WRITTEN EXERCISE -
Transcribe all of the records word for word, but omit the pictures.

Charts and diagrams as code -
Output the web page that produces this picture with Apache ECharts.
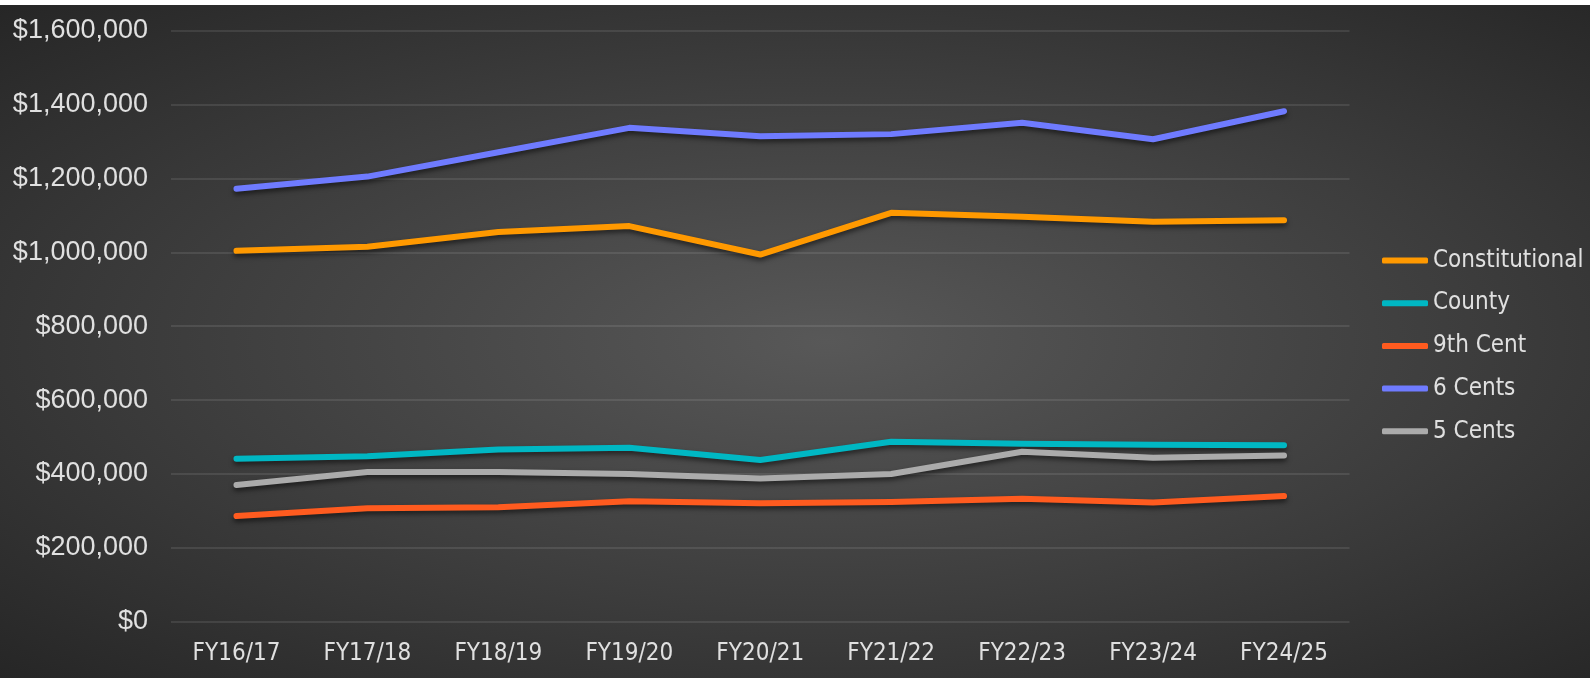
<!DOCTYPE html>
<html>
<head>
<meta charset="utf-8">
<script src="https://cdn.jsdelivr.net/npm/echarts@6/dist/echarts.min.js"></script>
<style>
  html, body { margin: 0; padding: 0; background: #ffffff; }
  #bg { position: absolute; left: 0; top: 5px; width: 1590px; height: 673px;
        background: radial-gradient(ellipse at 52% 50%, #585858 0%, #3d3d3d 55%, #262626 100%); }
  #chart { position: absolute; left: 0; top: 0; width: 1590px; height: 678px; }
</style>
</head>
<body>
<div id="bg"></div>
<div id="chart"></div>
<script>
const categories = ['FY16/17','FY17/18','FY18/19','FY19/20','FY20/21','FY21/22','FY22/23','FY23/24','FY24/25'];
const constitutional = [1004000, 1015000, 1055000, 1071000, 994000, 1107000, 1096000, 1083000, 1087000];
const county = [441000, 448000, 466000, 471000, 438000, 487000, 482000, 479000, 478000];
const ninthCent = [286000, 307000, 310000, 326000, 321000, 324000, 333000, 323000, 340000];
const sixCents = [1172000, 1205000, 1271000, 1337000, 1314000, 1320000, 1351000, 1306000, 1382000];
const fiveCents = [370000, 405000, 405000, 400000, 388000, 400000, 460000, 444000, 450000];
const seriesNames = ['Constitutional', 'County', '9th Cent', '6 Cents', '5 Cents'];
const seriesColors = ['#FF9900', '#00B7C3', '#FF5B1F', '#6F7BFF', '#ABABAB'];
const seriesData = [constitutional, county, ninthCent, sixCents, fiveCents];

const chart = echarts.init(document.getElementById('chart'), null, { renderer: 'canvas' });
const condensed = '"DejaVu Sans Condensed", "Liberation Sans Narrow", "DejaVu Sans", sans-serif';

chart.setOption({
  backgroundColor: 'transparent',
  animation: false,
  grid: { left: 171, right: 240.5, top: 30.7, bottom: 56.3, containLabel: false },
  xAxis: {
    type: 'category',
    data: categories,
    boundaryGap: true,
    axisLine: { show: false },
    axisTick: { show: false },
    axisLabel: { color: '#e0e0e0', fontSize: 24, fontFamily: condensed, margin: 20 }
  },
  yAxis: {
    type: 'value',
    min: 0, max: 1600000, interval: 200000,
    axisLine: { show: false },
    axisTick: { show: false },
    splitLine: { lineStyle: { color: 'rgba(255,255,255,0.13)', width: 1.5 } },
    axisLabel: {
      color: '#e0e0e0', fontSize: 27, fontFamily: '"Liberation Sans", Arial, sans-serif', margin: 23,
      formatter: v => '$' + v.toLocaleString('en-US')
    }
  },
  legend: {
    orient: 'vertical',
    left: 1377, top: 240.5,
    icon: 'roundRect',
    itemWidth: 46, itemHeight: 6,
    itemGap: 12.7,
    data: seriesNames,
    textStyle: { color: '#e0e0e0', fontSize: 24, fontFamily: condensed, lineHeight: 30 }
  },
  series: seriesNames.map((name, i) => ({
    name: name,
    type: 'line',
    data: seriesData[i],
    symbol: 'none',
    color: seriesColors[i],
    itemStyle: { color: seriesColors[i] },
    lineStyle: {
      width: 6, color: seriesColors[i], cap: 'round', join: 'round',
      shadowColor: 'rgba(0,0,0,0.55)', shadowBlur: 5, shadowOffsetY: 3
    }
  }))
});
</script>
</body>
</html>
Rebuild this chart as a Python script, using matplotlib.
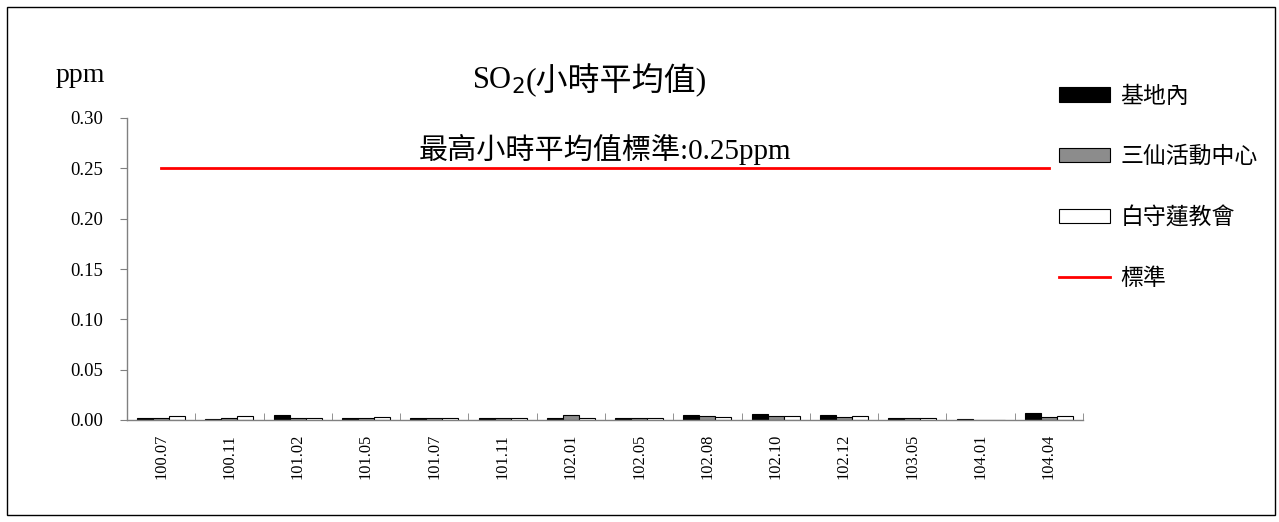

PROBLEM SOLUTION -
Output the web page that produces this picture with Apache ECharts.
<!DOCTYPE html>
<html>
<head>
<meta charset="utf-8">
<script src="https://cdn.jsdelivr.net/npm/echarts@6/dist/echarts.min.js"></script>
<style>
  html, body { margin: 0; padding: 0; background: #ffffff; }
  #bg { position: absolute; left: 0; top: 5px; width: 1590px; height: 673px;
        background: radial-gradient(ellipse at 52% 50%, #585858 0%, #3d3d3d 55%, #262626 100%); }
  #chart { position: absolute; left: 0; top: 0; width: 1590px; height: 678px; }
</style>
</head>
<body>
<div id="bg"></div>
<div id="chart"></div>
<script>
const categories = ['FY16/17','FY17/18','FY18/19','FY19/20','FY20/21','FY21/22','FY22/23','FY23/24','FY24/25'];
const constitutional = [1004000, 1015000, 1055000, 1071000, 994000, 1107000, 1096000, 1083000, 1087000];
const county = [441000, 448000, 466000, 471000, 438000, 487000, 482000, 479000, 478000];
const ninthCent = [286000, 307000, 310000, 326000, 321000, 324000, 333000, 323000, 340000];
const sixCents = [1172000, 1205000, 1271000, 1337000, 1314000, 1320000, 1351000, 1306000, 1382000];
const fiveCents = [370000, 405000, 405000, 400000, 388000, 400000, 460000, 444000, 450000];
const seriesNames = ['Constitutional', 'County', '9th Cent', '6 Cents', '5 Cents'];
const seriesColors = ['#FF9900', '#00B7C3', '#FF5B1F', '#6F7BFF', '#ABABAB'];
const seriesData = [constitutional, county, ninthCent, sixCents, fiveCents];

const chart = echarts.init(document.getElementById('chart'), null, { renderer: 'canvas' });
const condensed = '"DejaVu Sans Condensed", "Liberation Sans Narrow", "DejaVu Sans", sans-serif';

chart.setOption({
  backgroundColor: 'transparent',
  animation: false,
  grid: { left: 171, right: 240.5, top: 30.7, bottom: 56.3, containLabel: false },
  xAxis: {
    type: 'category',
    data: categories,
    boundaryGap: true,
    axisLine: { show: false },
    axisTick: { show: false },
    axisLabel: { color: '#e0e0e0', fontSize: 24, fontFamily: condensed, margin: 20 }
  },
  yAxis: {
    type: 'value',
    min: 0, max: 1600000, interval: 200000,
    axisLine: { show: false },
    axisTick: { show: false },
    splitLine: { lineStyle: { color: 'rgba(255,255,255,0.13)', width: 1.5 } },
    axisLabel: {
      color: '#e0e0e0', fontSize: 27, fontFamily: '"Liberation Sans", Arial, sans-serif', margin: 23,
      formatter: v => '$' + v.toLocaleString('en-US')
    }
  },
  legend: {
    orient: 'vertical',
    left: 1377, top: 240.5,
    icon: 'roundRect',
    itemWidth: 46, itemHeight: 6,
    itemGap: 12.7,
    data: seriesNames,
    textStyle: { color: '#e0e0e0', fontSize: 24, fontFamily: condensed, lineHeight: 30 }
  },
  series: seriesNames.map((name, i) => ({
    name: name,
    type: 'line',
    data: seriesData[i],
    symbol: 'none',
    color: seriesColors[i],
    itemStyle: { color: seriesColors[i] },
    lineStyle: {
      width: 6, color: seriesColors[i], cap: 'round', join: 'round',
      shadowColor: 'rgba(0,0,0,0.55)', shadowBlur: 5, shadowOffsetY: 3
    }
  }))
});
</script>
</body>
</html>
Rebuild this chart as a Python script, using matplotlib.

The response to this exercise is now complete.